Blog WHS Visits
WHS #620: Plitvice Lakes
Plitvice Lakes National Park already became a World Heritage Site in 1979. It was among 6 sites from Yugoslavia that were inscribed that year, sites which now lie in 4 different countries (the others were Ohrid, Kotor, Split, Stari Ras and Dubrovnik). Plitvice is one of those ‘golden oldie’ Eastern European tourist destinations, like the Wieliczka Salt Mine or the Postojna Caves. One wonders if there comes a time when nobody will go there anymore. But it still attracts over one million visitors a year. I visited in early November - so what is Plitvice like out of season?
I had stayed overnight in a town nearby, which allowed me to be present at the Lakes at 8.30 a.m. A November trip proved to be rewarding financially rightaway: no parking fee is required at this time of year, and the cost of an entrance ticket is cut in half to 55 kuna (about 7.30 EUR). This gives unlimited access to the various park entrances for one day, plus free transportation on the ferry across the largest lake and the shuttle buses. Quite good value I think.
The park has two main entrances. I first drove to Entrance 2 (which lies somewhat half way the Upper and Lower Lakes). This parking lot turned out to be closed, so I returned to Entrance 1. While in summer queues of an hour or more are not unheard of, the only other visitors this morning fitted in the one bus and some 10 cars that were at the parking. From Entrance 1 it’s only a short walk to the highlight of Plitvice: the big waterfall and its associated travertine pools. If you have only one hour to spend at the park, I would suggest to take Entrance 1 and make a short dash down to this spectacular section. From the viewpoint it looks like a rather complex jigsaw puzzle. It includes a system of waterfalls and pools, crossected by a boardwalk.
The disadvantage of starting at Entrance 1 is that the rest of the park isn’t as spectacular. Mind you - it is still interesting enough and one can spend easily 4-5 hours hiking the trails. I did a combination of hike C and K: K is the only circuit that can be done fully on foot, while all the others involve some form of park transport. I did take the ferry across the main lake – I believe I had read beforehand that it doesn’t run in the low season, but it does (once an hour). The cafeteria near the dock was open too. There were some 60 people aboard, including a large group of Asian tourists. The latter stayed on board until stop P1, so their tour skipped the Upper Lakes which are accessible from stop P2.

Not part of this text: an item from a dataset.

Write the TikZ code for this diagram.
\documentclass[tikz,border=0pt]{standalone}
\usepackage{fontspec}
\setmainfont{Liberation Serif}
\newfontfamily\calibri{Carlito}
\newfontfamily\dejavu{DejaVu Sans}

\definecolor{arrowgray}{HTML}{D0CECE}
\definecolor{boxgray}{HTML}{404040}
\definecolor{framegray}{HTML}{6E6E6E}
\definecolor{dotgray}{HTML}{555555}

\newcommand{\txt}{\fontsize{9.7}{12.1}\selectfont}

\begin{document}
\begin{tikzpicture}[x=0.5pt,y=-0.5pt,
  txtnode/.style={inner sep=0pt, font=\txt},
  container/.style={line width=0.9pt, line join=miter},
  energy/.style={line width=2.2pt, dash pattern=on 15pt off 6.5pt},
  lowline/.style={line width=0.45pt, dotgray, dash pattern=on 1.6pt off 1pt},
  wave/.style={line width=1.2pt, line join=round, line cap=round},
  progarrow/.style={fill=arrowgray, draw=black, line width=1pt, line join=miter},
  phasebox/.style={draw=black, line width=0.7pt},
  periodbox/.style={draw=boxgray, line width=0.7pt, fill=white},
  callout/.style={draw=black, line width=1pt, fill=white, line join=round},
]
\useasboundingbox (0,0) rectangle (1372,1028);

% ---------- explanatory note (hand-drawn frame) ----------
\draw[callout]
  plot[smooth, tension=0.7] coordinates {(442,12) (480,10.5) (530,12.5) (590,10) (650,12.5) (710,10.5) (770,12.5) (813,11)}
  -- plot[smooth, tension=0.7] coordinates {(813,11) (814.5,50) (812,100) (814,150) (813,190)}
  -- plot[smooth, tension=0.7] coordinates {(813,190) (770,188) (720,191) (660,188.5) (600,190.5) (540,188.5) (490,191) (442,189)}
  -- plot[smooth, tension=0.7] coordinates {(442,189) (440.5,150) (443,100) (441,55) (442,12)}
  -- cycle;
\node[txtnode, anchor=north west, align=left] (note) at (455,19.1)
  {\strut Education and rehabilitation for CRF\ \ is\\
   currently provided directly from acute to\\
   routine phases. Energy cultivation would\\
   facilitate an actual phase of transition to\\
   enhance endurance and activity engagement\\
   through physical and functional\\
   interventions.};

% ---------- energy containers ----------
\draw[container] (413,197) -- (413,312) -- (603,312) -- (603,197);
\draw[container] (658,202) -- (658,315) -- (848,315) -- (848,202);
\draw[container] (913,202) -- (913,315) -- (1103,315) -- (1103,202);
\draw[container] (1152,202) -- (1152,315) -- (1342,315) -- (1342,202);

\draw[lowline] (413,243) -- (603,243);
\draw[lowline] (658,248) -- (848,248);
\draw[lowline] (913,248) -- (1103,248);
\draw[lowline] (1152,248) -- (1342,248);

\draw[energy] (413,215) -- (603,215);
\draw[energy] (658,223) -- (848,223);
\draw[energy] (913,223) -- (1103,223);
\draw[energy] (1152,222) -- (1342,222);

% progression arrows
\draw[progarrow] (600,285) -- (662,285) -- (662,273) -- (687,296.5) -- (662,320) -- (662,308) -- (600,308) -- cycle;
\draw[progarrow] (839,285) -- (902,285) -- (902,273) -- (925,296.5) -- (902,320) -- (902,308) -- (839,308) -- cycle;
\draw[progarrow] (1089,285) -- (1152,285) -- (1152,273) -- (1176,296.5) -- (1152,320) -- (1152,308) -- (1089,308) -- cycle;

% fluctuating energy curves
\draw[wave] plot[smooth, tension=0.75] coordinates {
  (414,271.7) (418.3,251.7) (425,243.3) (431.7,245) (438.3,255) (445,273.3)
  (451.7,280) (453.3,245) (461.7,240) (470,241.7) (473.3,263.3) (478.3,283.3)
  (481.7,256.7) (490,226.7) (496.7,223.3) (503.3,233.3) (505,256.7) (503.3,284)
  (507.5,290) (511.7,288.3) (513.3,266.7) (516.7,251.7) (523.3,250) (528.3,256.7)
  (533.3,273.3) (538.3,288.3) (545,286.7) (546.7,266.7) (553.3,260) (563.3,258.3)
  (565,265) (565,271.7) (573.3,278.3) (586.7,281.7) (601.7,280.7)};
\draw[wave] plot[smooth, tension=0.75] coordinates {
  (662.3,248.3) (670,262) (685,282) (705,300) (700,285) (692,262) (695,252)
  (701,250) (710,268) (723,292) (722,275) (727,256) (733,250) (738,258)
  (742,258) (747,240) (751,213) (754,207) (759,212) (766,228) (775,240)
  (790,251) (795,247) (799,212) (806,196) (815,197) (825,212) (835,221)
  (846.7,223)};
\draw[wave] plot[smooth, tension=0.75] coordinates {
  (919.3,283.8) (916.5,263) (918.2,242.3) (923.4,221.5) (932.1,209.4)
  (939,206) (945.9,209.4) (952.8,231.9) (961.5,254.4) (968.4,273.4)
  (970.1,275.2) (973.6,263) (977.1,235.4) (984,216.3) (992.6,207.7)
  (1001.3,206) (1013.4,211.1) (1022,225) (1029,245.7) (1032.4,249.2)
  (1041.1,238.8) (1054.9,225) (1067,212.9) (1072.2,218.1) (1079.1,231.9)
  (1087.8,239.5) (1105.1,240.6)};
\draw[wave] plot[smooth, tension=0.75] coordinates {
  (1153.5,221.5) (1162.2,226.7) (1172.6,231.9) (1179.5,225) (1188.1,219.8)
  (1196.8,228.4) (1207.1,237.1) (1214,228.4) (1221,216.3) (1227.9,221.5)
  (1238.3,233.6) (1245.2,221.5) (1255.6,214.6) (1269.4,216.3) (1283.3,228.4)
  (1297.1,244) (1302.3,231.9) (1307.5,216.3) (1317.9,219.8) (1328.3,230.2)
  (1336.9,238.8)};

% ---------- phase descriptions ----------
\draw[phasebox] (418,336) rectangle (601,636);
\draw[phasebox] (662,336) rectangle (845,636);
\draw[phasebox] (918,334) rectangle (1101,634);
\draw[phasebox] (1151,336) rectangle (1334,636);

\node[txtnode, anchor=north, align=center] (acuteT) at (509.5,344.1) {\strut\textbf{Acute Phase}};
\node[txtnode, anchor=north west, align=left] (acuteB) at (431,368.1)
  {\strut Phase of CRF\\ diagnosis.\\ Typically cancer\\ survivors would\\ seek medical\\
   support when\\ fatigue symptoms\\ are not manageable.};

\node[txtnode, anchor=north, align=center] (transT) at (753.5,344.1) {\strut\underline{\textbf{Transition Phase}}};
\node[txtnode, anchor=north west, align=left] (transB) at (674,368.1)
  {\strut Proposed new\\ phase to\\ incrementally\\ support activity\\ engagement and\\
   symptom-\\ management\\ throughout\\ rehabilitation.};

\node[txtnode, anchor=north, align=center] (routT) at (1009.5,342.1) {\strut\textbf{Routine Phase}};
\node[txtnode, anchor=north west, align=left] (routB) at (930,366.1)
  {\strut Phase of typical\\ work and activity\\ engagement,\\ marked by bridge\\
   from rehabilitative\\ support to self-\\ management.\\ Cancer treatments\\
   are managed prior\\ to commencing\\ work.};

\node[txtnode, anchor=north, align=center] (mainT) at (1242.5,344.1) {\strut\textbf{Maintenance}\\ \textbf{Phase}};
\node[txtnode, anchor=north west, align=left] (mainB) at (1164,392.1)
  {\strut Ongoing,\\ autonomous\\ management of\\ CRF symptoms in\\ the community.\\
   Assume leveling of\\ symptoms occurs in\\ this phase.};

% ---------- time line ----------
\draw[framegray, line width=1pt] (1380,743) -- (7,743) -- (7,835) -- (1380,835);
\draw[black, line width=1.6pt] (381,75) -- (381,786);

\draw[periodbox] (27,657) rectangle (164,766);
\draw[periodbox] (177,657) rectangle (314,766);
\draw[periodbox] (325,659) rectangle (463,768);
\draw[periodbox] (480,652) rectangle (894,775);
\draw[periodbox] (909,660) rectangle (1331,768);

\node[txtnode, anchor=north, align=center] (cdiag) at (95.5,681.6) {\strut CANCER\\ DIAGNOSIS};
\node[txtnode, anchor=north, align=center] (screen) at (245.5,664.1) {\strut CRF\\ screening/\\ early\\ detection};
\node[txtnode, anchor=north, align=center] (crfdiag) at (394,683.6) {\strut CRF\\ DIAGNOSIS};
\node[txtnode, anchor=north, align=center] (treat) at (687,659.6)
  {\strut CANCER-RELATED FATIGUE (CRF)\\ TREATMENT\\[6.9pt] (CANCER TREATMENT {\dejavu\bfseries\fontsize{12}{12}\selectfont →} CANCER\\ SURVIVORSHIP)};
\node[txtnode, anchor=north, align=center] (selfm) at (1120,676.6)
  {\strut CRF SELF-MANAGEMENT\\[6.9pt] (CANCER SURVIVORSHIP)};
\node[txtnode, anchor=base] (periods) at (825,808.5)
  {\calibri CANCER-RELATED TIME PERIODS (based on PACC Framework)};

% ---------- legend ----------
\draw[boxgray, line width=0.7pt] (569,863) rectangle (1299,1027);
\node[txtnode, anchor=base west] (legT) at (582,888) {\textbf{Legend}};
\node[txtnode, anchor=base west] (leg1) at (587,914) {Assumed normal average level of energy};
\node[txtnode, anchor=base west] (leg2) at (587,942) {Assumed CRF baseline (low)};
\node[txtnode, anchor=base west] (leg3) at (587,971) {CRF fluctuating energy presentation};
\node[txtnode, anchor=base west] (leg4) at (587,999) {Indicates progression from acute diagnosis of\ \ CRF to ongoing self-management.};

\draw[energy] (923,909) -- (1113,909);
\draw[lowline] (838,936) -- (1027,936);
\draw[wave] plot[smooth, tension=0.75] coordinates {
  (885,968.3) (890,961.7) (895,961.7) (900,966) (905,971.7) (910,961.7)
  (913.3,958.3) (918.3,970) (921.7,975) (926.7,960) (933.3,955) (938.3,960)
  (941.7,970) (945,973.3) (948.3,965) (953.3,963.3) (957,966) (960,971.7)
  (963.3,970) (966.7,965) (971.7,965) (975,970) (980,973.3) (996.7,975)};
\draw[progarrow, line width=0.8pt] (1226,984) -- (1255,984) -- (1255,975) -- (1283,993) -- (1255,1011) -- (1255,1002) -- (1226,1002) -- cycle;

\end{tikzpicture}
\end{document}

I hiked all the way up, along the smaller waterfalls that feed the Upper Lakes. Trails all around the lakes are well-maintained and easy to navigate. Near the top lies a shuttle stop, where I hopped on a tourist train-like vehicle to take me down to the middle section again. By that time it was around 12.30, and there were many more people around than earlier in the morning. Most visitors seem to come in groups – Asians, but also locals from maybe Zagreb or other cities nearby.

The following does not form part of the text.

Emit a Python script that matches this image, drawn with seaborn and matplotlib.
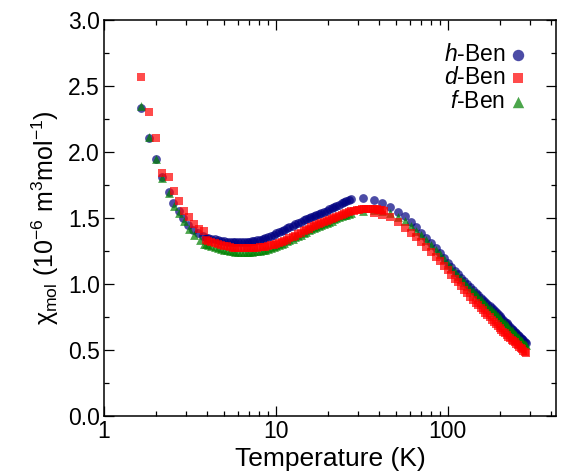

This first Saturday in November was blessed with dry and fairly mild weather. Scenery wise it would probably have been better to visit a week or two earlier to enjoy the fall foliage – almost all trees had lost their leaves by now. But it was a pleasure to walk around relaxed, the many boardwalks are no fun when there are droves of people crossing or stopping to take yet another selfie. The Plitvice Lakes are an undisputed WHS, although I found the scenery fairly similar to Jiuzhaigou (which is bigger and has higher mountains – IUCN also stated in Jiuzhaigou’s evaluation that its “landscape attractions exceed those of … Plitvice Lakes WHS”).